Now when I say this was a miscarriage of justice, ultimately, a miscarriage of justice against who? Next time: The trail of Fernand Laplante.
Hell of a law enforcement office! The SQ in the 1970s had agents in service who had no ethics, there were conflicts of interest in their handling, and there were police misconducts, corruption and those agents were doing deals with criminals such as Jean Charland or Regis Lachance, investigators were protecting career criminals, letting the criminals walk the streets so that they could commit more crimes and murder more people…
And the worst of it all, those officers were paid by the taxpayers.

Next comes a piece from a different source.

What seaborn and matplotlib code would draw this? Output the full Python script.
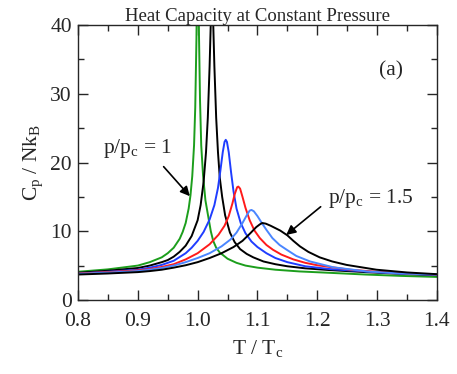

Had those SQ agents done their duty properly, Carole Fecteau, Manon Bergeron, Theresa Allore and so many other innocent women before or after them wouldn’t be murdered.
All those corrupted officers couldn’t hold a candle to those murdered women when it comes to ethics and dignity. I cannot imagine how outrageous all that must look to the families of murdered young women. Families, who still have no answers, waiting for a telephone call from the SQ or some other police force, waiting for results for more than 40 years, obediently paying taxes for more than 40 years and never get any compensation for all that fuckery that’s been going on for a long time. It makes me puke.
It’s funny that Regis Lachance was also the name of a guy in the atome biker gang which was rival to gitans biker club the club he (Jean charland) was into
I was waiting for someone to spot this. Yes, Le Chinois – totally different RL. It’s the stuff that made research a nightmare.